| Instruction |
Exactly retype the lines from the top of the data through the line containing "import * as", leaving out every picture.
>>>>
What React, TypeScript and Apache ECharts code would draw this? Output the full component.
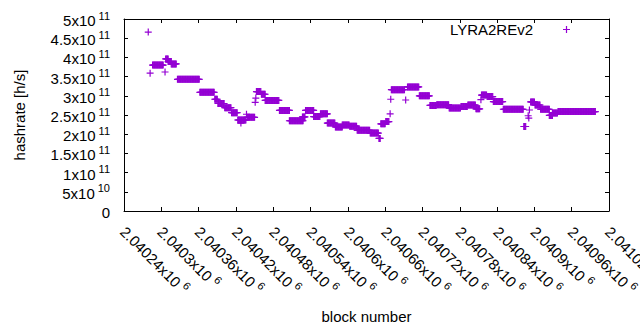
import React, { useEffect, useRef } from "react";
import * as echarts from "echarts";

// Runs of blocks sharing the same hashrate value (start block, end block, hashrate)
const runStart = [
  2040279, 2040282, 2040286, 2040306, 2040307, 2040311, 2040316, 2040326, 2040362, 2040386,
  2040391, 2040402, 2040413, 2040423, 2040428, 2040437, 2040438, 2040451, 2040452, 2040453,
  2040461, 2040467, 2040490, 2040506, 2040527, 2040532, 2040545, 2040556, 2040567, 2040580,
  2040591, 2040603, 2040615, 2040636, 2040650, 2040653, 2040661, 2040668, 2040669, 2040670,
  2040693, 2040696, 2040715, 2040732, 2040743, 2040763, 2040782, 2040793, 2040806, 2040814,
  2040815, 2040824, 2040834, 2040850, 2040883, 2040890, 2040891, 2040892, 2040894, 2040901,
  2040910, 2040924, 2040929, 2040938,
];
const runEnd = [
  2040279, 2040282, 2040303, 2040306, 2040311, 2040316, 2040324, 2040361, 2040385, 2040390,
  2040401, 2040412, 2040422, 2040436, 2040428, 2040437, 2040450, 2040451, 2040452, 2040460,
  2040467, 2040489, 2040506, 2040528, 2040531, 2040545, 2040555, 2040567, 2040579, 2040591,
  2040602, 2040614, 2040635, 2040649, 2040652, 2040660, 2040666, 2040668, 2040669, 2040691,
  2040693, 2040714, 2040731, 2040742, 2040762, 2040781, 2040792, 2040805, 2040812, 2040814,
  2040823, 2040833, 2040849, 2040882, 2040886, 2040890, 2040891, 2040892, 2040900, 2040909,
  2040924, 2040929, 2040937, 2040998,
];
const runValue = [
  4.66e11, 3.59e11, 3.8e11, 3.62e11, 3.96e11, 3.89e11, 3.83e11, 3.43e11, 3.09e11, 2.91e11,
  2.8e11, 2.69e11, 2.56e11, 2.37e11, 2.29e11, 2.52e11, 2.44e11, 2.83e11, 2.94e11, 3.11e11,
  3.04e11, 2.88e11, 2.62e11, 2.35e11, 2.45e11, 2.62e11, 2.46e11, 2.53e11, 2.29e11, 2.19e11,
  2.24e11, 2.21e11, 2.1e11, 2.03e11, 1.89e11, 2.27e11, 2.33e11, 2.53e11, 2.91e11, 3.16e11,
  2.89e11, 3.23e11, 3.0e11, 2.75e11, 2.77e11, 2.68e11, 2.72e11, 2.76e11, 2.66e11, 2.9e11,
  3.02e11, 2.98e11, 2.85e11, 2.65e11, 2.2e11, 2.48e11, 2.42e11, 2.63e11, 2.84e11, 2.76e11,
  2.65e11, 2.49e11, 2.55e11, 2.59e11,
];

const xMin = 2040240;
const xMax = 2041020;
const xStep = 60;
const yMin = 0;
const yMax = 5e11;
const yStep = 5e10;

const seriesName = "LYRA2REv2";
const xAxisTitle = "block number";
const yAxisTitle = "hashrate [h/s]";

const FONT = "Liberation Sans";
const COLOR = "#9400d3";
const PLUS = "path://M2.9,0H4.1V2.9H7V4.1H4.1V7H2.9V4.1H0V2.9H2.9Z";

function sciLabel(v: number, digits: number): string {
  if (v === 0) return "{m|0}";
  const e = Math.floor(Math.log10(Math.abs(v)) + 1e-9);
  const m = parseFloat((v / Math.pow(10, e)).toPrecision(digits));
  return `{m|${m}x10}{s|${e}}`;
}

function makeRich(supGap: number) {
  return {
    m: { fontSize: 15, lineHeight: 18, verticalAlign: "bottom", fontFamily: FONT, color: "#000" },
    s: {
      fontSize: 11,
      lineHeight: 12,
      verticalAlign: "top",
      fontFamily: FONT,
      color: "#000",
      padding: [0, 0, 0, supGap],
    },
  };
}

export default function App() {
  const ref = useRef<HTMLDivElement>(null);
  useEffect(() => {
    if (!ref.current) return;
    const chart = echarts.init(ref.current, undefined, { renderer: "svg" });
    const points: number[][] = [];
    runStart.forEach((s, i) => {
      for (let b = s; b <= runEnd[i]; b++) points.push([b, runValue[i]]);
    });
    const axisLine = { show: true, onZero: false, lineStyle: { color: "#000", width: 1 } };
    const axisTick = { show: true, inside: true, length: 4, lineStyle: { color: "#000", width: 1 } };
    chart.setOption({
      animation: false,
      backgroundColor: "#fff",
      textStyle: { fontFamily: FONT },
      grid: {
        left: 124,
        top: 19,
        width: 485,
        height: 192,
        containLabel: false,
        outerBoundsMode: "none",
      },
      legend: {
        data: [seriesName],
        right: 70,
        top: 22,
        padding: 0,
        align: "right",
        icon: PLUS,
        itemWidth: 7,
        itemHeight: 7,
        itemStyle: { color: COLOR },
        textStyle: { fontSize: 15, color: "#000", fontFamily: FONT, padding: [0, 25, 0, 0] },
      },
      xAxis: [
        {
          type: "value",
          min: xMin,
          max: xMax,
          interval: xStep,
          position: "bottom",
          name: xAxisTitle,
          nameLocation: "middle",
          nameGap: 98,
          nameTextStyle: { fontSize: 15, color: "#000", fontFamily: FONT },
          axisLine,
          axisTick,
          splitLine: { show: false },
          axisLabel: {
            rotate: -45,
            margin: 17,
            showMinLabel: true,
            showMaxLabel: true,
            formatter: (v: number) => sciLabel(v, 6),
            rich: makeRich(4),
          },
        },
        {
          type: "value",
          min: xMin,
          max: xMax,
          interval: xStep,
          position: "top",
          axisLine,
          axisTick,
          splitLine: { show: false },
          axisLabel: { show: false },
        },
      ],
      yAxis: [
        {
          type: "value",
          min: yMin,
          max: yMax,
          interval: yStep,
          position: "left",
          name: yAxisTitle,
          nameLocation: "middle",
          nameGap: 97,
          nameTextStyle: { fontSize: 15, color: "#000", fontFamily: FONT },
          axisLine,
          axisTick,
          splitLine: { show: false },
          axisLabel: {
            margin: 14,
            formatter: (v: number) => sciLabel(v, 3),
            rich: makeRich(3),
          },
        },
        {
          type: "value",
          min: yMin,
          max: yMax,
          interval: yStep,
          position: "right",
          axisLine,
          axisTick,
          splitLine: { show: false },
          axisLabel: { show: false },
        },
      ],
      series: [
        {
          name: seriesName,
          type: "scatter",
          data: points,
          symbol: PLUS,
          symbolSize: 7,
          itemStyle: { color: COLOR, opacity: 1 },
          emphasis: { disabled: true },
          xAxisIndex: 0,
          yAxisIndex: 0,
        },
      ],
    });
    return () => chart.dispose();
  }, []);
  return <div ref={ref} style={{ width: 640, height: 330, position: "absolute", left: 0, top: 0 }} />;
}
<<<<
| Task response |
What React, TypeScript and Apache ECharts code would draw this? Output the full component.
import React, { useEffect, useRef } from "react";
import * as echarts from "echarts";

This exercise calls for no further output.